Doctors plan boycott over Norvir price hike
February 06 2004 12:00 AM ET
HIV caregivers are planning a nationwide protest over Abbott Laboratories' recent 400% price hike on its protease inhibitor Norvir, a move that has made other protease inhibitors that rely on small doses of Norvir to boost their effectiveness significantly more expensive than Abbott's Kaletra, the Sacramento Bee reports. In a letter sent to Abbott, more than 150 doctors said they plan to resign from Abbott advisory panels, back out of Abbott drug trials, ban company sales representatives from their offices, and avoid prescribing Abbott drugs whenever possible. The HIV Medical Association and the American Academy of HIV Medicine sent a letter to Abbott calling the price increase "contemptible." San Francisco's Community Consortium of HIV caregivers last week voted to refuse any financial or in-kind support from Abbott because of the price increase.
AIDS activists suggest that the company boosted the price of Norvir from $2.14 to $10.71 for a 100-milligram pill to unfairly inflate the costs of drug regimens containing other protease inhibitors that rely on Norvir as a booster. However, the price of Abbott's protease drug, Kaletra, which contains a small dose of Norvir in the same pill, remained unchanged, making it much less expensive than any other protease inhibitor-Norvir combination.
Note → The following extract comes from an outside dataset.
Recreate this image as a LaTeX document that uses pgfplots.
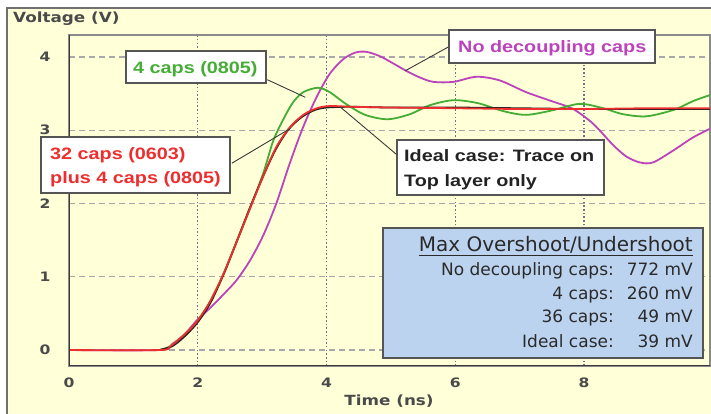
\documentclass[border=0pt]{standalone}
\usepackage{fontspec}
\setmainfont{DejaVu Sans}
\newfontfamily\lblfont{DejaVu Sans}[FakeStretch=1.2]
\newfontfamily\annfont{Liberation Sans}[FakeStretch=1.2]
\usepackage{pgfplots}
\pgfplotsset{compat=1.18}
\definecolor{bgy}{HTML}{FFFFD8}
\definecolor{framegray}{HTML}{707070}
\definecolor{axisgray}{HTML}{8A8A8A}
\definecolor{darkaxis}{HTML}{3A3A3A}
\definecolor{tickgray}{HTML}{4A4A4A}
\definecolor{cred}{HTML}{EE2E2E}
\definecolor{cgreen}{HTML}{45AD35}
\definecolor{cmag}{HTML}{BB44BB}
\definecolor{cblack}{HTML}{222222}
\definecolor{boxblue}{HTML}{BCD3EF}
\definecolor{boxborder}{HTML}{555555}
\definecolor{boxtext}{HTML}{2A2A2A}
\definecolor{gridx}{HTML}{707088}
\definecolor{gridy}{HTML}{A8A8A8}
\begin{document}
\begin{tikzpicture}[x=1pt,y=1pt]
\useasboundingbox (0,0) rectangle (711,414);
\fill[white] (0,0) rectangle (711,414);
\fill[bgy] (7,0) rectangle (711,406);
\draw[framegray, line width=1.5pt] (7,0) -- (7,406) -- (712,406);
\begin{axis}[
  at={(69pt,48pt)}, anchor=south west,
  scale only axis, width=641pt, height=331pt,
  xmin=0, xmax=9.957, ymin=-0.218, ymax=4.30,
  xtick={0,2,4,6,8}, ytick={0,1,2,3,4},
  major tick length=0pt,
  /pgf/number format/assume math mode=true,
  ticklabel style={font=\lblfont\bfseries\fontsize{13}{13}\selectfont, text=tickgray},
  xticklabel style={anchor=center, yshift=-17pt},
  yticklabel style={anchor=center, xshift=-24pt},
  xmajorgrids, ymajorgrids,
  x grid style={color=gridx, line width=1.2pt, dash pattern=on 1.5pt off 2.2pt},
  y grid style={color=gridy, line width=1.4pt, dash pattern=on 6pt off 4pt},
  axis line style={draw=axisgray, line width=1.2pt},
  clip=true,
]
\addplot[cmag, line width=1.8pt, smooth] coordinates {
(0,0) (1.4,0) (1.6,0.08) (1.8,0.22) (2.0,0.42) (2.2,0.58) (2.4,0.76) (2.6,0.95) (2.81,1.22) (3.02,1.57) (3.22,2.0) (3.43,2.55) (3.64,3.05) (3.85,3.46) (4.05,3.77) (4.26,3.97) (4.45,4.06) (4.62,4.07) (4.83,4.01) (5.04,3.91) (5.24,3.81) (5.45,3.72) (5.66,3.66) (5.97,3.66) (6.33,3.73) (6.69,3.68) (7.1,3.52) (7.52,3.39) (7.83,3.29) (8.14,3.09) (8.45,2.80) (8.66,2.64) (8.87,2.56) (9.07,2.56) (9.38,2.72) (9.69,2.90) (9.957,3.02)
};
\addplot[cgreen, line width=1.8pt, smooth] coordinates {
(1.4,0) (1.57,0.05) (1.78,0.2) (1.98,0.38) (2.19,0.66) (2.40,1.04) (2.60,1.47) (2.81,1.93) (3.02,2.42) (3.17,2.85) (3.33,3.15) (3.48,3.38) (3.64,3.52) (3.87,3.58) (4.05,3.52) (4.3,3.36) (4.6,3.21) (4.95,3.15) (5.3,3.22) (5.6,3.34) (5.97,3.41) (6.35,3.37) (6.75,3.26) (7.1,3.21) (7.5,3.27) (7.93,3.36) (8.3,3.30) (8.6,3.22) (8.97,3.19) (9.4,3.28) (9.7,3.40) (9.957,3.48)
};
\addplot[cblack, line width=1.8pt, smooth] coordinates {
(1.4,0) (1.6,0.05) (1.8,0.19) (2.0,0.38) (2.2,0.65) (2.4,1.03) (2.6,1.47) (2.8,1.92) (3.0,2.34) (3.2,2.72) (3.4,3.00) (3.6,3.17) (3.8,3.27) (4.0,3.31) (4.4,3.32) (5.0,3.31) (6.0,3.31) (7.0,3.30) (8.0,3.29) (9.0,3.29) (9.957,3.29)
};
\addplot[cred, line width=1.8pt, smooth] coordinates {
(0,0) (1.4,0) (1.57,0.05) (1.78,0.2) (1.98,0.38) (2.19,0.66) (2.40,1.04) (2.60,1.47) (2.81,1.93) (3.02,2.38) (3.22,2.77) (3.43,3.04) (3.64,3.21) (3.85,3.30) (4.05,3.33) (4.4,3.32) (5.0,3.31) (6.0,3.30) (7.0,3.29) (8.0,3.29) (9.0,3.30) (9.957,3.30)
};
\draw[darkaxis, line width=2.2pt] (rel axis cs:0,1) -- (rel axis cs:0,0) -- (rel axis cs:1,0);
\draw[darkaxis, line width=0.9pt] (axis cs:3.08,3.69) -- (axis cs:3.67,3.45);
\draw[darkaxis, line width=0.9pt] (axis cs:2.53,2.55) -- (axis cs:3.43,3.02);
\draw[darkaxis, line width=0.9pt] (axis cs:5.90,4.14) -- (axis cs:5.22,3.81);
\draw[darkaxis, line width=0.9pt] (axis cs:5.10,2.66) -- (axis cs:4.21,3.32);
\end{axis}
% axis labels
\node[anchor=west, inner sep=0pt, text=tickgray, font=\lblfont\bfseries\fontsize{14}{14}\selectfont] at (13,395.5) {Voltage (V)};
\node[anchor=center, inner sep=0pt, text=tickgray, font=\lblfont\bfseries\fontsize{14}{14}\selectfont] at (389,12.5) {Time (ns)};
% annotation boxes
\draw[boxborder, line width=1.5pt, fill=white] (126,331) rectangle (266,363);
\node[anchor=base west, inner sep=0pt, text=cgreen, font=\annfont\bfseries\fontsize{16.5}{16.5}\selectfont] at (133,340) {4 caps (0805)};
\draw[boxborder, line width=1.5pt, fill=white] (41,221) rectangle (230,277);
\node[anchor=base west, inner sep=0pt, text=cred, font=\annfont\bfseries\fontsize{16.5}{16.5}\selectfont] at (50,254) {32 caps (0603)};
\node[anchor=base west, inner sep=0pt, text=cred, font=\annfont\bfseries\fontsize{16.5}{16.5}\selectfont] at (50,230) {plus 4 caps (0805)};
\draw[boxborder, line width=1.5pt, fill=white] (449,351) rectangle (655,384);
\node[anchor=base west, inner sep=0pt, text=cmag, font=\annfont\bfseries\fontsize{16.5}{16.5}\selectfont] at (458,361) {No decoupling caps};
\draw[boxborder, line width=1.5pt, fill=white] (397,219) rectangle (604,274);
\node[anchor=base west, inner sep=0pt, text=cblack, font=\annfont\bfseries\fontsize{16.5}{16.5}\selectfont] at (404,252) {Ideal case: Trace on};
\node[anchor=base west, inner sep=0pt, text=cblack, font=\annfont\bfseries\fontsize{16.5}{16.5}\selectfont] at (404,227) {Top layer only};
% overshoot box
\draw[boxborder, line width=1.5pt, fill=boxblue] (383,56) rectangle (703,186);
\node[anchor=base east, inner sep=0pt, text=boxtext, font=\fontsize{20}{20}\selectfont] at (693,162) {\underline{Max Overshoot/Undershoot}};
\begin{scope}[every node/.style={anchor=base east, inner sep=0pt, text=boxtext, font=\fontsize{17}{17}\selectfont}]
\node at (614,138) {No decoupling caps:};
\node at (693,138) {772 mV};
\node at (614,114) {4 caps:};
\node at (693,114) {260 mV};
\node at (614,91) {36 caps:};
\node at (693,91) {49 mV};
\node at (614,66) {Ideal case:};
\node at (693,66) {39 mV};
\end{scope}
\end{tikzpicture}
\end{document}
Company officials say the price increase was made to better reflect Norvir's value in HIV treatment and to generate funding for Abbott to study and develop other medications, including anti-HIV drugs. And although Abbott officials say the price hike will not affect state-run AIDS Drug Assistance Programs because the price of the medication has been frozen for the programs, the price freeze ends in 2005, at which time the new, higher price may be charged to the already struggling drug programs.
Essential Inventions, Inc., a nonprofit organization, in January filed a complaint with the Federal Trade Commission to investigate whether the price hike on Norvir is an attempt to unfairly drive the market share to Kaletra. The group alleges that the price increase violates anticompetition laws by making Kaletra the only affordable HIV treatment for many patients. Essential Inventions also asked Health and Human Services secretary Tommy Thompson to override Abbott's patent on Norvir so that cheaper, generic versions of the medication can be manufactured. Thompson has yet to respond to the request.